Hey, readers! Before diving into this installment of The Press Break, please enjoy some of my NCAA Tournament coverage elsewhere. Links:
For Padres Superfan Eric Musselman, Arkansas’ Sweet 16 Run Could Be The Start of a Big Sports Year (The San Diego Union-Tribune)
How the 3-Pointer Reshaped March Madness (FloHoops)
Furman’s Frank Selvy and the 100-Point Game That Defined a TV Sensation (AwfulAnnouncing.com)
Mrs. Kensing came home from work last Thursday and asked, “Did Arizona win?”
When I broke the news that the second-seeded Wildcats coughed up a double-digit-point lead in the second half of its loss to 15th-seeded Princeton, she gasped and covered her mouth, predictably shocked by our alma mater’s failure.

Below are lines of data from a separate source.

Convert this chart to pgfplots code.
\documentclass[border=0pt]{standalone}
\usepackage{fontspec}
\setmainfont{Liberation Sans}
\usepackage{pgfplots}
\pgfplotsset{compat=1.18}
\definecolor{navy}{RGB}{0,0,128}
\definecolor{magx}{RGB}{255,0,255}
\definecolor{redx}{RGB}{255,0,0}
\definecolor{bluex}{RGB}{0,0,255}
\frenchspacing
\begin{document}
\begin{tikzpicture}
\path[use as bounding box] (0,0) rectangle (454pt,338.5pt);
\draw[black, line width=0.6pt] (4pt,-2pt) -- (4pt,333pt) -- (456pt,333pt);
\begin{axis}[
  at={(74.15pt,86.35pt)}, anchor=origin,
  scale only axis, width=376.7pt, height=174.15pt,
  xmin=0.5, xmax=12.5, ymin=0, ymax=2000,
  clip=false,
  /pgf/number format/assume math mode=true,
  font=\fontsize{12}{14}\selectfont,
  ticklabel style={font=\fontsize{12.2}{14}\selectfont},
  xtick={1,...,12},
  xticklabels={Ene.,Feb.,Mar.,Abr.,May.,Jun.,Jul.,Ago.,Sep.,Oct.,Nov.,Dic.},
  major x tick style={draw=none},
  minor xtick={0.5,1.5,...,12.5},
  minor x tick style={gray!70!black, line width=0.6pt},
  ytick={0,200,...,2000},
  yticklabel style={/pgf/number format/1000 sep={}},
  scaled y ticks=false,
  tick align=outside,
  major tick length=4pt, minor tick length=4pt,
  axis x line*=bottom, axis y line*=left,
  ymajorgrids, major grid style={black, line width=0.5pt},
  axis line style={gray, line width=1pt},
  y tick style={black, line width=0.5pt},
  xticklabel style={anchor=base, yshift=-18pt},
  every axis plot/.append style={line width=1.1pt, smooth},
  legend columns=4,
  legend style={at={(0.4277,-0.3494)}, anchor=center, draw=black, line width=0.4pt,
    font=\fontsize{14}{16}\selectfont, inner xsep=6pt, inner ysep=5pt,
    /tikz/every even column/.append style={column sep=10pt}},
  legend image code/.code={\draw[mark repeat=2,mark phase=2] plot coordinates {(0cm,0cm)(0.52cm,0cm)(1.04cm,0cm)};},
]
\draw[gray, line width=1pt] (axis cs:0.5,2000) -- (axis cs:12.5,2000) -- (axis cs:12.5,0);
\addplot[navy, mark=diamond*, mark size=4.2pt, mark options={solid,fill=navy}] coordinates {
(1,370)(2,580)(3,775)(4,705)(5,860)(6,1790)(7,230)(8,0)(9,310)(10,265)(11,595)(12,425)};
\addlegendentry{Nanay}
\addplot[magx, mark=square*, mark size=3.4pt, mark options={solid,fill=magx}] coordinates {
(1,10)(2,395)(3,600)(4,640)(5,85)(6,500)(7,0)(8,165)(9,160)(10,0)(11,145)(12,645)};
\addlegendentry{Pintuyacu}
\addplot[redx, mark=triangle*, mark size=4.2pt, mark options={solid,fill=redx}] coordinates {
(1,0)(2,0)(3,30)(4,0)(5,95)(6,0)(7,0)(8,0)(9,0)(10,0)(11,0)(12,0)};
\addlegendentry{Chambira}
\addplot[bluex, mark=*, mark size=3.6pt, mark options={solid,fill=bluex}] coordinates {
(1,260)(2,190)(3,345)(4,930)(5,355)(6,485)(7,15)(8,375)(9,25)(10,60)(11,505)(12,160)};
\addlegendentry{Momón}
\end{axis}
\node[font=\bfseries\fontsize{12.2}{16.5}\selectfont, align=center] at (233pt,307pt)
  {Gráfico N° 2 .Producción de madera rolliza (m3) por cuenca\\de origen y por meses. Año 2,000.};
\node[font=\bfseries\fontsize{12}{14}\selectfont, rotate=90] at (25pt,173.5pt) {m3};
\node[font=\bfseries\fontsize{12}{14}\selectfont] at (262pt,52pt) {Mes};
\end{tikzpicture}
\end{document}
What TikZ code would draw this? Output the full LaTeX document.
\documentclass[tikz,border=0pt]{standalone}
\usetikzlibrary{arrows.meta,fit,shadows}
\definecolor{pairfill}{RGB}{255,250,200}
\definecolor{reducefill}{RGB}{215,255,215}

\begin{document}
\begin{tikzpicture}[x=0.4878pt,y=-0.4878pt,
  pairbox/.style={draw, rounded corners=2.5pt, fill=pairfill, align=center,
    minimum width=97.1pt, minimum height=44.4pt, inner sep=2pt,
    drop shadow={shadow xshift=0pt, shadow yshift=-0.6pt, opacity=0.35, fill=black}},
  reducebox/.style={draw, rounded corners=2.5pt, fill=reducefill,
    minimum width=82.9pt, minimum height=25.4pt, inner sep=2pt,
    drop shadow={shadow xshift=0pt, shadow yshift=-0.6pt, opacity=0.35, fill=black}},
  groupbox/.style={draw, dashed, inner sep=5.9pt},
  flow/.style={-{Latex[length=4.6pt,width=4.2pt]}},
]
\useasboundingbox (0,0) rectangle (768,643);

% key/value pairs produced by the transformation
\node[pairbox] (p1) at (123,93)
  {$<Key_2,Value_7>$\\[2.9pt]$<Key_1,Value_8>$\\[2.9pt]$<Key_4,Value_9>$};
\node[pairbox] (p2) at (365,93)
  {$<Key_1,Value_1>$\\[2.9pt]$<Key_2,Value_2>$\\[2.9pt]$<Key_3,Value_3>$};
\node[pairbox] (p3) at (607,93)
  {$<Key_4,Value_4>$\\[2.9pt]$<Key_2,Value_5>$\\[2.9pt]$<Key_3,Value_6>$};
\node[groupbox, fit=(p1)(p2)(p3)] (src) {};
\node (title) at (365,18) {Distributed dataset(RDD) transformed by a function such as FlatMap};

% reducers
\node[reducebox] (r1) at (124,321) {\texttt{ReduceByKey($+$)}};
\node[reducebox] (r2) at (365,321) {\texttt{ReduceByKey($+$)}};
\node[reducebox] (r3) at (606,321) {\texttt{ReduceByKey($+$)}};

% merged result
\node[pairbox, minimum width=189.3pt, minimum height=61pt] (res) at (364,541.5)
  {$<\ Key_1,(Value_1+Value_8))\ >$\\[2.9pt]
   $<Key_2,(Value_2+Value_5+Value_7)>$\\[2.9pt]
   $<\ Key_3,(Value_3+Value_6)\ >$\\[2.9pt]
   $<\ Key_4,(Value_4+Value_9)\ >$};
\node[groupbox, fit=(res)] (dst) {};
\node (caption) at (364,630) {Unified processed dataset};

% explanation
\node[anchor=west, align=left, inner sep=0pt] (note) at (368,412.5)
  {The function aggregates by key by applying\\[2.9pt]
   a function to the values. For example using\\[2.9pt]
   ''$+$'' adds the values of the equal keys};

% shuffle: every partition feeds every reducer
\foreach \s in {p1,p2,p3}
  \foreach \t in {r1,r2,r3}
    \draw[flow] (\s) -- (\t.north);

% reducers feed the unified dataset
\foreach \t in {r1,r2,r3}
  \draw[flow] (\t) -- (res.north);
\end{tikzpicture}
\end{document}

Our 8-year-old son chimed in, “They should call it March Badness!” As I looked at his wide, hockey-player-like smile with the gaps from lost baby teeth — him exceptionally pleased with his rhyming pun — it added perspective.

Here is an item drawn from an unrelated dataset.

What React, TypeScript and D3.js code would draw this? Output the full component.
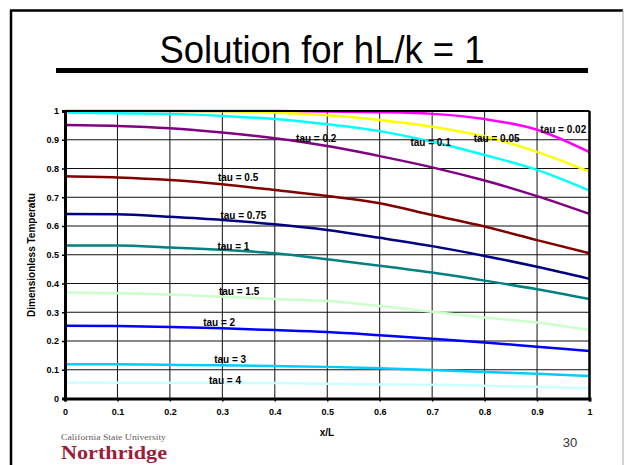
import React, { useEffect, useRef } from 'react';
import * as d3 from 'd3';

// x positions along the slab
const xValues = [0, 0.1, 0.2, 0.3, 0.4, 0.5, 0.6, 0.7, 0.8, 0.9, 1];

// dimensionless temperature for each tau
const tau002 = [1, 1, 1, 1, 1, 0.998, 0.996, 0.99, 0.972, 0.935, 0.857];
const tau005 = [1, 1, 1, 0.999, 0.995, 0.985, 0.969, 0.945, 0.911, 0.858, 0.789];
const tau01 = [0.995, 0.992, 0.99, 0.983, 0.972, 0.954, 0.93, 0.893, 0.847, 0.795, 0.723];
const tau02 = [0.951, 0.948, 0.94, 0.925, 0.905, 0.878, 0.843, 0.804, 0.758, 0.704, 0.642];
const tau05 = [0.773, 0.769, 0.76, 0.745, 0.725, 0.704, 0.679, 0.638, 0.598, 0.551, 0.505];
const tau075 = [0.642, 0.641, 0.632, 0.621, 0.606, 0.586, 0.559, 0.53, 0.496, 0.458, 0.416];
const tau1 = [0.532, 0.532, 0.525, 0.517, 0.505, 0.484, 0.462, 0.438, 0.41, 0.38, 0.346];
const tau15 = [0.369, 0.366, 0.362, 0.354, 0.346, 0.339, 0.322, 0.302, 0.282, 0.264, 0.238];
const tau2 = [0.253, 0.252, 0.249, 0.244, 0.238, 0.231, 0.22, 0.208, 0.195, 0.18, 0.165];
const tau3 = [0.119, 0.119, 0.117, 0.116, 0.113, 0.11, 0.105, 0.099, 0.092, 0.086, 0.078];
const tau4 = [0.056, 0.055, 0.055, 0.054, 0.054, 0.051, 0.049, 0.048, 0.044, 0.041, 0.036];

const seriesNames = ['tau = 0.02', 'tau = 0.05', 'tau = 0.1', 'tau = 0.2', 'tau = 0.5', 'tau = 0.75',
  'tau = 1', 'tau = 1.5', 'tau = 2', 'tau = 3', 'tau = 4'];
const seriesValues = [tau002, tau005, tau01, tau02, tau05, tau075, tau1, tau15, tau2, tau3, tau4];
const seriesColors = ['#ff00ff', '#ffff00', '#00ffff', '#800080', '#800000', '#000080',
  '#008080', '#ccffcc', '#0000ff', '#00ccff', '#ccffff'];

// where each tau label sits, in data units
const labelX = [0.95, 0.823, 0.697, 0.479, 0.33, 0.34, 0.321, 0.332, 0.294, 0.315, 0.305];
const labelY = [0.937, 0.905, 0.891, 0.906, 0.77, 0.638, 0.528, 0.371, 0.266, 0.134, 0.062];

const tickValues = [0, 0.1, 0.2, 0.3, 0.4, 0.5, 0.6, 0.7, 0.8, 0.9, 1];
const tickLabels = ['0', '0.1', '0.2', '0.3', '0.4', '0.5', '0.6', '0.7', '0.8', '0.9', '1'];

const App = () => {
  const ref = useRef<SVGSVGElement | null>(null);

  useEffect(() => {
    if (!ref.current) return;
    const svg = d3.select(ref.current);
    svg.selectAll('*').remove();

    const font = 'Liberation Sans, Arial, sans-serif';
    const left = 65, right = 589.5, top = 111, bottom = 398.5;

    // slide frame
    svg.append('rect').attr('width', 627).attr('height', 465).attr('fill', '#fff');
    svg.append('line').attr('x1', 11).attr('x2', 11).attr('y1', 10).attr('y2', 465)
      .attr('stroke', '#000').attr('stroke-width', 2.5);
    svg.append('line').attr('x1', 10).attr('x2', 623).attr('y1', 10.5).attr('y2', 10.5)
      .attr('stroke', '#000').attr('stroke-width', 2.5);
    svg.append('line').attr('x1', 623).attr('x2', 623).attr('y1', 10).attr('y2', 465)
      .attr('stroke', '#aaa').attr('stroke-width', 1);

    svg.append('text')
      .attr('x', 322).attr('y', 63)
      .attr('text-anchor', 'middle')
      .attr('font-family', font).attr('font-size', 38)
      .attr('textLength', 325).attr('lengthAdjust', 'spacingAndGlyphs')
      .text('Solution for hL/k = 1');
    svg.append('rect').attr('x', 56).attr('y', 68).attr('width', 532).attr('height', 5).attr('fill', '#000');

    const x = d3.scaleLinear().domain([0, 1]).range([left, right]);
    const y = d3.scaleLinear().domain([0, 1]).range([bottom, top]);

    const g = svg.append('g');

    // grid
    g.selectAll('.vgrid')
      .data(tickValues.slice(1, -1))
      .enter().append('line')
      .attr('x1', d => x(d)).attr('x2', d => x(d))
      .attr('y1', top).attr('y2', bottom)
      .attr('stroke', '#111').attr('stroke-width', 1);
    g.selectAll('.hgrid')
      .data(tickValues.slice(1, -1))
      .enter().append('line')
      .attr('x1', left).attr('x2', right)
      .attr('y1', d => y(d)).attr('y2', d => y(d))
      .attr('stroke', '#111').attr('stroke-width', 1);

    // curves
    const line = d3.line<number>()
      .x((d, i) => x(xValues[i]))
      .y(d => y(d))
      .curve(d3.curveMonotoneX);

    seriesValues.forEach((vals, i) => {
      g.append('path')
        .datum(vals)
        .attr('fill', 'none')
        .attr('stroke', seriesColors[i])
        .attr('stroke-width', 2.5)
        .attr('d', line);
    });

    // plot border
    g.append('line').attr('x1', left).attr('x2', right).attr('y1', top).attr('y2', top)
      .attr('stroke', '#000').attr('stroke-width', 2);
    g.append('line').attr('x1', right).attr('x2', right).attr('y1', top).attr('y2', bottom)
      .attr('stroke', '#000').attr('stroke-width', 2.5);

    // axes
    const fmt = (d: d3.NumberValue) => tickLabels[tickValues.indexOf(+d)];
    const xAxis = g.append('g')
      .attr('transform', `translate(0,${bottom})`)
      .call(d3.axisBottom(x).tickValues(tickValues).tickFormat(fmt).tickSize(3).tickPadding(7));
    const yAxis = g.append('g')
      .attr('transform', `translate(${left},0)`)
      .call(d3.axisLeft(y).tickValues(tickValues).tickFormat(fmt).tickSize(3).tickPadding(3));
    [xAxis, yAxis].forEach(a => {
      a.select('.domain').attr('stroke', '#000').attr('stroke-width', 3);
      a.selectAll('.tick line').attr('stroke', '#000').attr('stroke-width', 1.5);
      a.selectAll('text')
        .attr('font-family', font).attr('font-size', 9).attr('font-weight', 'bold').attr('fill', '#000');
    });

    // series labels
    g.selectAll('.label')
      .data(seriesNames)
      .enter().append('text')
      .attr('x', (d, i) => x(labelX[i]))
      .attr('y', (d, i) => y(labelY[i]))
      .attr('dy', '0.35em')
      .attr('text-anchor', 'middle')
      .attr('font-family', font).attr('font-size', 10).attr('font-weight', 'bold')
      .text(d => d);

    // axis titles
    svg.append('text')
      .attr('transform', 'translate(35,255) rotate(-90)')
      .attr('text-anchor', 'middle')
      .attr('font-family', font).attr('font-size', 10).attr('font-weight', 'bold')
      .text('Dimensionless Temperatu');
    svg.append('text')
      .attr('x', 327).attr('y', 436)
      .attr('text-anchor', 'middle')
      .attr('font-family', font).attr('font-size', 10).attr('font-weight', 'bold')
      .text('x/L');

    // footer
    svg.append('text')
      .attr('x', 570).attr('y', 447)
      .attr('text-anchor', 'middle')
      .attr('font-family', font).attr('font-size', 13).attr('fill', '#333')
      .text('30');
    svg.append('text')
      .attr('x', 61).attr('y', 440)
      .attr('font-family', 'Liberation Serif, Times New Roman, serif').attr('font-size', 9)
      .attr('fill', '#6e5a5e')
      .attr('textLength', 105).attr('lengthAdjust', 'spacingAndGlyphs')
      .text('California State University');
    svg.append('text')
      .attr('x', 61).attr('y', 459)
      .attr('font-family', 'Liberation Serif, Times New Roman, serif').attr('font-size', 18)
      .attr('font-weight', 'bold').attr('fill', '#9e1b3a')
      .attr('textLength', 106).attr('lengthAdjust', 'spacingAndGlyphs')
      .text('Northridge');
  }, []);

  return (
    <svg ref={ref} width={627} height={465} style={{ position: 'absolute', left: 0, top: 0 }} />
  );
};

export default App;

College basketball and football players barely qualify as adults and are now closer in age to my oldest child than they are to me, despite representing the same university from which I graduated.
In general, I have learned to detach myself from fandom working as a sports journalist. Prominent outlets leaning aggressively into personalities presenting themselves as unabashed homers violates a core tenet, and while I certainly got into sports growing up as a fan, I understand there’s a responsibility in letting go some of that in order to be as objective as possible.
That said, it requires a more concerted effort with a university I attended as opposed to, say, the San Antonio Spurs. I first heard the cliche of a college’s athletic department functioning as the entire university’s “front porch” speaking with former Central Michigan coach John Bonamego in 2017, and the analogy nicely reflects the role of college sports.
A university’s teams are often the first thing outsiders see of a school. So, when your alma mater loses a highly visible game and gets roundly mocked, it can feel like your entire collegiate experience is belittled. Such is the curse of the college sports fan.
But another realization came to me looking at my son: A basketball or football game doesn’t change the experiences any of us enjoyed in college, erase the friendships we made or devalue our education. Without my time as a student at Arizona, I wouldn’t have my quick-witted 8-year-old son there to ease the mood with his jokes, since his mother and I met as undergrads and fell in love as Wildcats.
Likewise, I probably wouldn’t be writing this newsletter entry from my hotel room in Las Vegas ahead of covering the Sweet 16 were it not for my Journalism degree, or without my Daily Wildcat editors allowing me the opportunity to report on my first NCAA Tournament back in 2005.
And my experiences are not unique. A pillar of March Madness’ popularity is the nostalgia and sentimentality it invokes, reminding us of those special, formative years that shape our lives.
Another pillar, of course, are the inevitable upsets. Fairleigh Dickinson shocking No. 1-seed Purdue a little more than 24 hours day after Princeton beat Arizona reemphasized the unpredictability of March Madness — an unpredictability that radiates with the same kind of general energy you experience as a college student, the belief that life’s possibilities are endless.
Then, at yesterday’s West Regional media day, I asked UCLA star Jaime Jaquez Jr. about his decision to put an NBA career on hold for a year so that he could attend college alongside his younger sisters, a freshman on the Bruins women’s basketball team.
“This is just a big transition in everyone's life when they go to college,” Jaquez said. “She's learning how to live by herself, on her own, and kind of finding her own way in life. I think that's really cool as an older brother just to see my little sister grow up in front of my eyes.”
Not everyone gets to experience college with a sibling, but the UCLA brother/sister tandem made me think of my own children — 8, 4 and 20 months — and the possibilities they have to grow with each other at pivotal times in life.
Sports can prop up a mirror in front of our own lives, and March Madness is especially great about this. So much of the Tournament’s essence is the humanity it spotlights.
Humanity doesn’t exist without moments of pain, but the hurt doesn’t last. Neither does March Badness.